Single by Mr. Probz
- Released: 29 September 2014
- Genre: R&B; power ballad; adult contemporary;
- Length: 3:42
- Label: Left Lane; Sony; Ultra;
- Songwriters: Dennis Princewell Stehr; Giorgio Tuinfort; Aliaune Thiam; Jake Gosling;
- Producers: Giorgio Tuinfort; Mr. Probz;

Mr. Probz singles chronology
| "Twisted" (2014) | "Nothing Really Matters" (2014) | "Little Secrets" (2014) |

= Nothing Really Matters (Mr.
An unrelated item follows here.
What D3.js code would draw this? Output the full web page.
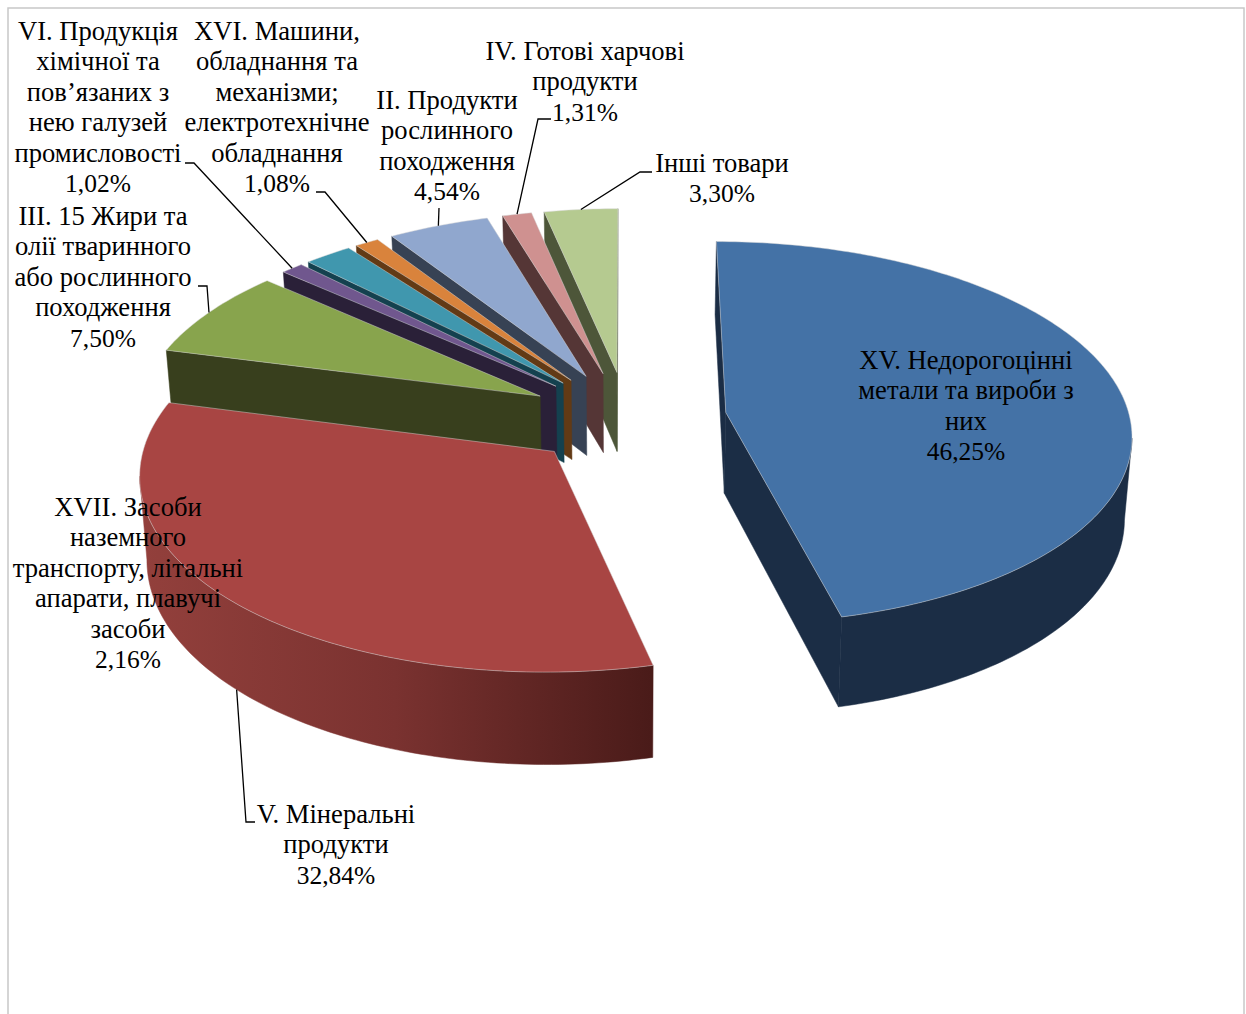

Probz song) =

"Nothing Really Matters" is a song by Dutch singer Mr. Probz. It was released on 29 September 2014 as a digital download. The song was written by Dennis Princewell Stehr, Aliaune Thiam, Giorgio Tuinfort and Jake Gosling. It peaked to number one on the Dutch Singles Chart and in Portugal. The song has also charted in Belgium and Sweden.

==Music video==
A music video to accompany the release of "Nothing Really Matters" was first released onto YouTube on 21 November 2014 at a total length of three minutes and forty-nine seconds. The Afrojack remix video was released on June 2, 2015.

==Track listing==

Digital download
| No. | Title | Length |
|---|---|---|
| 1. | "Nothing Really Matters" | 3:42 |

Digital download — remixes
| No. | Title | Length |
|---|---|---|
| 1. | "Nothing Really Matters" (Afrojack remix radio edit) | 3:19 |

CD single
| No. | Title | Length |
|---|---|---|
| 1. | "Nothing Really Matters" (Afrojack remix radio edit) | 3:19 |
| 2. | "Nothing Really Matters" | 3:39 |

==Charts==

===Weekly charts===

| Chart (2014–15) | Peak position |
|---|---|
| Belgium (Ultratop 50 Flanders) | 3 |
| Belgium (Ultratop 50 Wallonia) | 46 |
| Denmark (Tracklisten) | 37 |
| Germany (GfK) | 82 |
| Ireland (IRMA) | 45 |
| Netherlands (Dutch Top 40) | 1 |
| Netherlands (Single Top 100) | 1 |
| Norway (VG-lista) | 28 |
| Sweden (Sverigetopplistan) | 15 |
| UK Singles (OCC) | 72 |
| US Hot Dance/Electronic Songs (Billboard) | 17 |

===Year-end charts===

| Chart (2014) | Position |
|---|---|
| Netherlands (Dutch Top 40) | 41 |
| Netherlands (Single Top 100) | 11 |

| Chart (2015) | Position |
|---|---|
| Netherlands (Dutch Top 40) | 41 |
| Netherlands (Single Top 100) | 34 |
| Sweden (Sverigetopplistan) | 93 |
| US Hot Dance/Electronic Songs (Billboard) | 88 |

=== Decade-end charts ===

| Chart (2010s) | Position |
|---|---|
| Netherlands (Single Top 100) | 29 |

=== All-time charts ===

All-time chart rankings for "Nothing Really Matters"
| Chart | Rank |
|---|---|
| Dutch Love Songs (Dutch Top 40) | 18 |

==Release history==

| Region | Date | Format | Label |
|---|---|---|---|
| Netherlands | 29 September 2014 | Digital download | Left Lane; Sony; Ultra; |

== Certifications ==

| Region | Certification | Certified units/sales |
| Belgium (BRMA) | Gold | 15,000^{*} |
| Denmark (IFPI Danmark) | Gold | 45,000^{‡} |
| Netherlands (NVPI) | 4× Platinum | 120,000^{‡} |
| Sweden (GLF) | 2× Platinum | 80,000^{‡} |
^{*} Sales figures based on certification alone. ^{‡} Sales+streaming figures based on certification alone.